Does it work? Sure! Should one solve problems this way? Hmm...

not willing to start a long discussion about this but the original question was

Is there a way to create a .txt file (>1GB) with Data which fills the whole file??

renaming a large file as .txt seems to fit the bill very simply. I don't see the issue with that.

of course you can do more complicated stuff with the command line and ensure proper distribution of the randomness of the data in the file etc... but that was not the ask. over engineered answer?

PS: OP has also clarified the real intent "my goal is to find bit flips", may be that's more interesting

some reading for OP Soft error - Wikipedia

Possibly. At least, the OP now has more tools to pick form.
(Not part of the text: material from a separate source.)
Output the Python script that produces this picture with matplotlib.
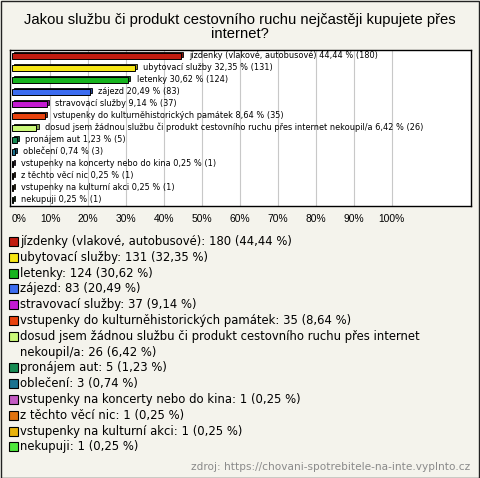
import matplotlib.pyplot as plt
from matplotlib.patches import Rectangle
from matplotlib.colors import to_rgb

# data from the survey chart
kategorie = ["jízdenky (vlakové, autobusové)", "ubytovací služby", "letenky", "zájezd",
             "stravovací služby", "vstupenky do kulturněhistorických památek",
             "dosud jsem žádnou službu či produkt cestovního ruchu přes internet nekoupil/a",
             "pronájem aut", "oblečení", "vstupenky na koncerty nebo do kina",
             "z těchto věcí nic", "vstupenky na kulturní akci", "nekupuji"]
pocty = [180, 131, 124, 83, 37, 35, 26, 5, 3, 1, 1, 1, 1]
procenta = [44.44, 32.35, 30.62, 20.49, 9.14, 8.64, 6.42, 1.23, 0.74, 0.25, 0.25, 0.25, 0.25]
barvy = ["#c01c10", "#f6e614", "#16b41e", "#3c6cf0", "#c41ad2", "#e8420e", "#caf878",
         "#168a52", "#1a7290", "#c45cc4", "#e0720e", "#e8b20a", "#4ee83c"]
tiky = [0, 10, 20, 30, 40, 50, 60, 70, 80, 90, 100]

W, H = 480, 478
bg = "#f4f3ec"
fig = plt.figure(figsize=(W / 100, H / 100), dpi=100, facecolor=bg)

# ramecek kolem obrazku
fig.patches.append(Rectangle((0.5 / W, 0.5 / H), 1 - 1.5 / W, 1 - 1.5 / H,
                             transform=fig.transFigure, fill=False, ec="#222222", lw=1))

# titulek
fig.text(240 / W, 1 - 27 / H, "Jakou službu či produkt cestovního ruchu nejčastěji kupujete přes\ninternet?",
         ha="center", va="center", fontsize=10.6, family="Liberation Sans", linespacing=1.0)

# graf
ax = fig.add_axes([10 / W, 1 - 206 / H, 461 / W, 156 / H])
ax.set_facecolor("white")
n = len(kategorie)
ax.set_xlim(-0.55, 120.9)
ax.set_ylim(n - 0.5, -0.5)
for t in tiky[1:]:
    ax.axvline(t, color="#c8c8c8", lw=0.8, zorder=0)

dx, dy = 0.55, -0.16
for i in range(n):
    p = procenta[i]
    tmava = tuple(c * 0.65 for c in to_rgb(barvy[i]))
    # 3D efekt: horni stena posunuta doprava nahoru
    ax.barh(i + dy, p, left=dx, height=0.42, color=tmava, edgecolor="black", lw=0.6, zorder=2)
    ax.barh(i, p, height=0.42, color=barvy[i], edgecolor="black", lw=0.7, zorder=3)
    txt = f"{kategorie[i]} {p:.2f} % ({pocty[i]})".replace(".", ",")
    ax.text(p + 2.2, i - 0.05, txt, va="center", ha="left", fontsize=5.85,
            family="DejaVu Sans", zorder=4)

ax.set_yticks([])
ax.set_xticks(tiky)
ax.set_xticklabels([f"{t}%" for t in tiky], fontsize=7.4, family="Liberation Sans")
ax.get_xticklabels()[0].set_ha("left")
ax.tick_params(axis="x", length=0, pad=6)
for s in ax.spines.values():
    s.set_color("black")
    s.set_linewidth(1)

# legenda
y0 = 241.5
krok = 15.8
row = 0
for i in range(n):
    y = y0 + row * krok
    fig.patches.append(Rectangle((8.5 / W, 1 - (y + 4.5) / H), 9 / W, 9 / H,
                                 transform=fig.transFigure, fc=barvy[i], ec="black", lw=0.8))
    txt = f"{kategorie[i]}: {pocty[i]} ({procenta[i]:.2f} %)".replace(".", ",")
    radky = txt.replace("internet ", "internet\n").split("\n")
    for r in radky:
        fig.text(20 / W, 1 - (y0 + row * krok) / H, r, ha="left", va="center",
                 fontsize=8.4, family="DejaVu Sans")
        row += 1

fig.text(470 / W, 1 - 467 / H, "zdroj: https://chovani-spotrebitele-na-inte.vyplnto.cz",
         ha="right", va="center", fontsize=7.6, color="#8a8a8a", family="DejaVu Sans")

fig.savefig("out.png", dpi=100, facecolor=bg)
With a file completely filled with the same value repeated, however, it is easier to spot when the data is departing from the expected value, so I still prefer a file with repeated A chars (or whatever else): I think it has a practical advantage over the big film.

sure - more solutions better than one :slight_smile:

using only one value (8 identical bits scattered around) may induce a bias in the analysis.

I'm aware of bip-flips on DRAM, but on an SD card, given the level of energy required to flip those bits, I'm not sure there will be anything to measure.

on Windows you could use something like this in a cmd

echo "A123456789" > dummy.txt
for /L %i in (1,1,26) do type dummy.txt >> dummy.txt

however, the disadvantage of such ASCII only files is that for example that bit7 of neither cell will be written to 1 and even if the bit7 of all cells couldn't hold a 1 you will not be able to find a damaged cell. Therefore I would just simply use a random binary file and do a write and readback test.